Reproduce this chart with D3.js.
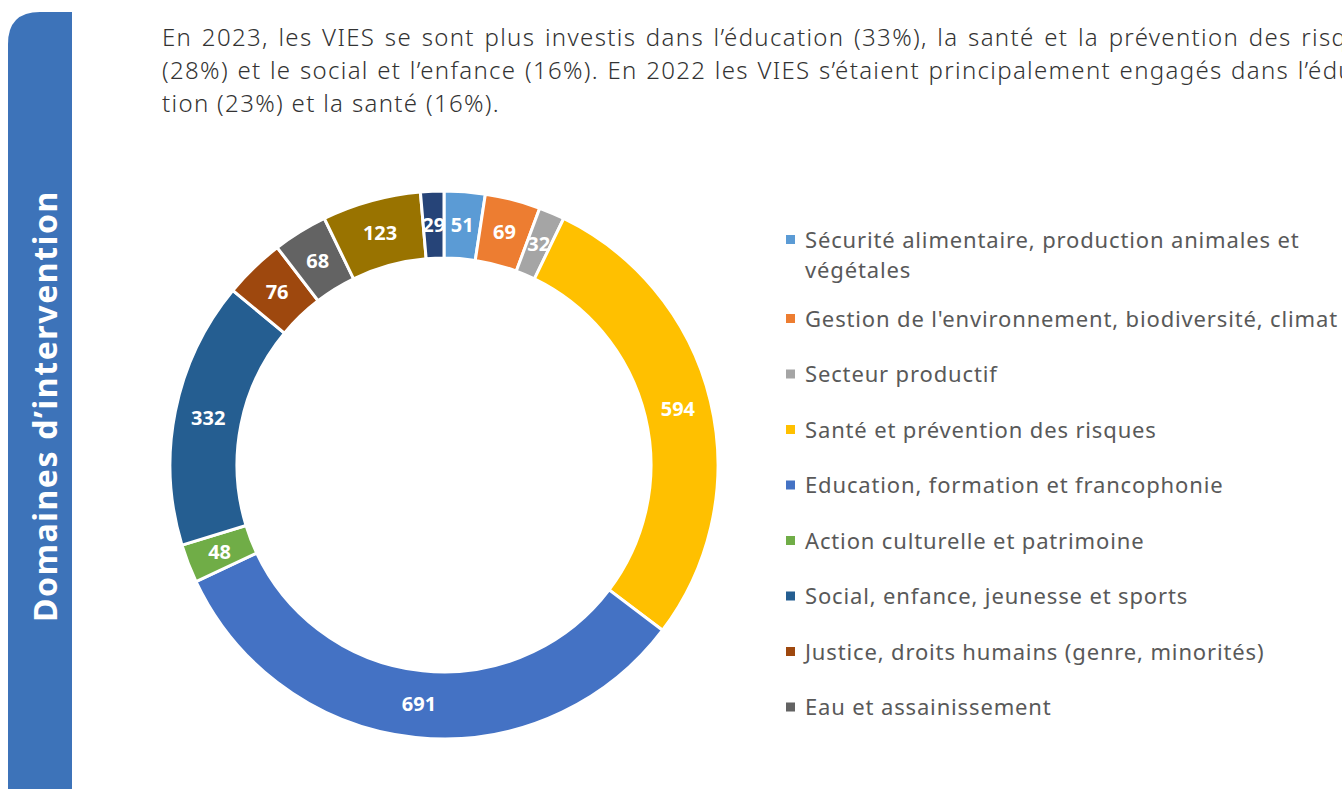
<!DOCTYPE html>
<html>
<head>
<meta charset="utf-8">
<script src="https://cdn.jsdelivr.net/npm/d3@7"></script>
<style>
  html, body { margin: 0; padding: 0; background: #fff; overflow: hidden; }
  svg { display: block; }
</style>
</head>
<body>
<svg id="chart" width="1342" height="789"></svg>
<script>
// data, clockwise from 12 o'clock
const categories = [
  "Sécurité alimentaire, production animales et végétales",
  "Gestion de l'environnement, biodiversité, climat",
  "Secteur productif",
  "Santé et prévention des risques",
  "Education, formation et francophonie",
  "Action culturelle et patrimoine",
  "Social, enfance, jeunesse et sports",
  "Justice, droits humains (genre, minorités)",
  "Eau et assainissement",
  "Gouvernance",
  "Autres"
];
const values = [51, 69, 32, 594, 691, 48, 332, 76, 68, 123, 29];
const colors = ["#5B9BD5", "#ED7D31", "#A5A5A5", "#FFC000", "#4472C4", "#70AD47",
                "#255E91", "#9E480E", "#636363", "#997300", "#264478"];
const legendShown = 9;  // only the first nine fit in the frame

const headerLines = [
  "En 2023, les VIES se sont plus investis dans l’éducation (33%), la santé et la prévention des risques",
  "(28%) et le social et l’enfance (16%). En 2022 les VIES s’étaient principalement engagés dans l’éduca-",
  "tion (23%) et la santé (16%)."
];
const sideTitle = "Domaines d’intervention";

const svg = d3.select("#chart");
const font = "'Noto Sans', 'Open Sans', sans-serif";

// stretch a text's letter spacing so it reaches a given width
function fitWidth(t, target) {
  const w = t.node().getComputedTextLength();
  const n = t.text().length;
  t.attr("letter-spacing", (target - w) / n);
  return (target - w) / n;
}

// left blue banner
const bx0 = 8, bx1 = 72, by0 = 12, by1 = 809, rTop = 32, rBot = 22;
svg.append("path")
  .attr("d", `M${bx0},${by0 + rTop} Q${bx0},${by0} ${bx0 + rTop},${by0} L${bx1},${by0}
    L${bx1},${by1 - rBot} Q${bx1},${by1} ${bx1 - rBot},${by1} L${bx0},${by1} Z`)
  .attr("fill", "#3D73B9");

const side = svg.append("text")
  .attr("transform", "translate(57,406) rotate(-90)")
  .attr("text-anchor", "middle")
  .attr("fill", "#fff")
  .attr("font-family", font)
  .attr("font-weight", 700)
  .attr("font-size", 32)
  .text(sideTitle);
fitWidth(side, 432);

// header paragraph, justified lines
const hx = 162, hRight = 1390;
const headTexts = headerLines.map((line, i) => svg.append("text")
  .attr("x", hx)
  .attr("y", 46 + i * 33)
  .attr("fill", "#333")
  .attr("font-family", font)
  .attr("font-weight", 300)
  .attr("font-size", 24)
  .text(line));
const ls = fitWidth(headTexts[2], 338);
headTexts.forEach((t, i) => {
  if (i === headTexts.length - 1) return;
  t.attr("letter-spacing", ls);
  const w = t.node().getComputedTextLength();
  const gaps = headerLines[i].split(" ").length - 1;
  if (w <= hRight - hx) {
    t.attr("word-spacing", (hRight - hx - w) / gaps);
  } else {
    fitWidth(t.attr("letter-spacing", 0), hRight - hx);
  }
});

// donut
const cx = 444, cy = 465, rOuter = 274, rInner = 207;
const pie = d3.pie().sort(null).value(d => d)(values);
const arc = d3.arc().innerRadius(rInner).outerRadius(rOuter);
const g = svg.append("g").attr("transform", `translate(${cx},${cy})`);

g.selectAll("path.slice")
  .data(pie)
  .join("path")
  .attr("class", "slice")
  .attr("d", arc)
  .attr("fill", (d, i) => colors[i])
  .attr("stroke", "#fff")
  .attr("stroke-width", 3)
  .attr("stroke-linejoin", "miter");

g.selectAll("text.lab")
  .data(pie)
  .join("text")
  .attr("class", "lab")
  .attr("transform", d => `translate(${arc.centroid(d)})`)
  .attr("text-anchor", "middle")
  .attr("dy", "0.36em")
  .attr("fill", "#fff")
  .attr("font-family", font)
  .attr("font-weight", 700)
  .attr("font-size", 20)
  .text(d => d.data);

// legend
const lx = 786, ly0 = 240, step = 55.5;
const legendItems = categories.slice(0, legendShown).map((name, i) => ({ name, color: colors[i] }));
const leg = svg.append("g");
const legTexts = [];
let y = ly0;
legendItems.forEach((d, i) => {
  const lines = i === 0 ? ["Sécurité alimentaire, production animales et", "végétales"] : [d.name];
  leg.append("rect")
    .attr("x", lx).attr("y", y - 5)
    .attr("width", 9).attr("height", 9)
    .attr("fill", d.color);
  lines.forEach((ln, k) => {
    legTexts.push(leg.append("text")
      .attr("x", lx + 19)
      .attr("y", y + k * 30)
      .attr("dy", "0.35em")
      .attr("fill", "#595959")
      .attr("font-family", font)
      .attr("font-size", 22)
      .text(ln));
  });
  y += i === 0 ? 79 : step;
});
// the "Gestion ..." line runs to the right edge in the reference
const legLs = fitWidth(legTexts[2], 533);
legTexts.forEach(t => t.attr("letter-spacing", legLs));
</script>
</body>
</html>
---
Stated task: Exclude every picture and copy the remaining data exactly.

Output of the exercise:
Reproduce this chart with D3.js.
<!DOCTYPE html>
<html>
<head>
<meta charset="utf-8">
<script src="https://cdn.jsdelivr.net/npm/d3@7"></script>
<style>
  html, body { margin: 0; padding: 0; background: #fff; overflow: hidden; }
  svg { display: block; }
</style>
</head>
<body>
<svg id="chart" width="1342" height="789"></svg>
<script>
// data, clockwise from 12 o'clock
const categories = [
  "Sécurité alimentaire, production animales et végétales",
  "Gestion de l'environnement, biodiversité, climat",
  "Secteur productif",
  "Santé et prévention des risques",
  "Education, formation et francophonie",
  "Action culturelle et patrimoine",
  "Social, enfance, jeunesse et sports",
  "Justice, droits humains (genre, minorités)",
  "Eau et assainissement",
  "Gouvernance",
  "Autres"
];
const values = [51, 69, 32, 594, 691, 48, 332, 76, 68, 123, 29];
const colors = ["#5B9BD5", "#ED7D31", "#A5A5A5", "#FFC000", "#4472C4", "#70AD47",
                "#255E91", "#9E480E", "#636363", "#997300", "#264478"];
const legendShown = 9;  // only the first nine fit in the frame

const headerLines = [
  "En 2023, les VIES se sont plus investis dans l’éducation (33%), la santé et la prévention des risques",
  "(28%) et le social et l’enfance (16%). En 2022 les VIES s’étaient principalement engagés dans l’éduca-",
  "tion (23%) et la santé (16%)."
];
const sideTitle = "Domaines d’intervention";

const svg = d3.select("#chart");
const font = "'Noto Sans', 'Open Sans', sans-serif";

// stretch a text's letter spacing so it reaches a given width
function fitWidth(t, target) {
  const w = t.node().getComputedTextLength();
  const n = t.text().length;
  t.attr("letter-spacing", (target - w) / n);
  return (target - w) / n;
}

// left blue banner
const bx0 = 8, bx1 = 72, by0 = 12, by1 = 809, rTop = 32, rBot = 22;
svg.append("path")
  .attr("d", `M${bx0},${by0 + rTop} Q${bx0},${by0} ${bx0 + rTop},${by0} L${bx1},${by0}
    L${bx1},${by1 - rBot} Q${bx1},${by1} ${bx1 - rBot},${by1} L${bx0},${by1} Z`)
  .attr("fill", "#3D73B9");

const side = svg.append("text")
  .attr("transform", "translate(57,406) rotate(-90)")
  .attr("text-anchor", "middle")
  .attr("fill", "#fff")
  .attr("font-family", font)
  .attr("font-weight", 700)
  .attr("font-size", 32)
  .text(sideTitle);
fitWidth(side, 432);

// header paragraph, justified lines
const hx = 162, hRight = 1390;
const headTexts = headerLines.map((line, i) => svg.append("text")
  .attr("x", hx)
  .attr("y", 46 + i * 33)
  .attr("fill", "#333")
  .attr("font-family", font)
  .attr("font-weight", 300)
  .attr("font-size", 24)
  .text(line));
const ls = fitWidth(headTexts[2], 338);
headTexts.forEach((t, i) => {
  if (i === headTexts.length - 1) return;
  t.attr("letter-spacing", ls);
  const w = t.node().getComputedTextLength();
  const gaps = headerLines[i].split(" ").length - 1;
  if (w <= hRight - hx) {
    t.attr("word-spacing", (hRight - hx - w) / gaps);
  } else {
    fitWidth(t.attr("letter-spacing", 0), hRight - hx);
  }
});

// donut
const cx = 444, cy = 465, rOuter = 274, rInner = 207;
const pie = d3.pie().sort(null).value(d => d)(values);
const arc = d3.arc().innerRadius(rInner).outerRadius(rOuter);
const g = svg.append("g").attr("transform", `translate(${cx},${cy})`);

g.selectAll("path.slice")
  .data(pie)
  .join("path")
  .attr("class", "slice")
  .attr("d", arc)
  .attr("fill", (d, i) => colors[i])
  .attr("stroke", "#fff")
  .attr("stroke-width", 3)
  .attr("stroke-linejoin", "miter");

g.selectAll("text.lab")
  .data(pie)
  .join("text")
  .attr("class", "lab")
  .attr("transform", d => `translate(${arc.centroid(d)})`)
  .attr("text-anchor", "middle")
  .attr("dy", "0.36em")
  .attr("fill", "#fff")
  .attr("font-family", font)
  .attr("font-weight", 700)
  .attr("font-size", 20)
  .text(d => d.data);

// legend
const lx = 786, ly0 = 240, step = 55.5;
const legendItems = categories.slice(0, legendShown).map((name, i) => ({ name, color: colors[i] }));
const leg = svg.append("g");
const legTexts = [];
let y = ly0;
legendItems.forEach((d, i) => {
  const lines = i === 0 ? ["Sécurité alimentaire, production animales et", "végétales"] : [d.name];
  leg.append("rect")
    .attr("x", lx).attr("y", y - 5)
    .attr("width", 9).attr("height", 9)
    .attr("fill", d.color);
  lines.forEach((ln, k) => {
    legTexts.push(leg.append("text")
      .attr("x", lx + 19)
      .attr("y", y + k * 30)
      .attr("dy", "0.35em")
      .attr("fill", "#595959")
      .attr("font-family", font)
      .attr("font-size", 22)
      .text(ln));
  });
  y += i === 0 ? 79 : step;
});
// the "Gestion ..." line runs to the right edge in the reference
const legLs = fitWidth(legTexts[2], 533);
legTexts.forEach(t => t.attr("letter-spacing", legLs));
</script>
</body>
</html>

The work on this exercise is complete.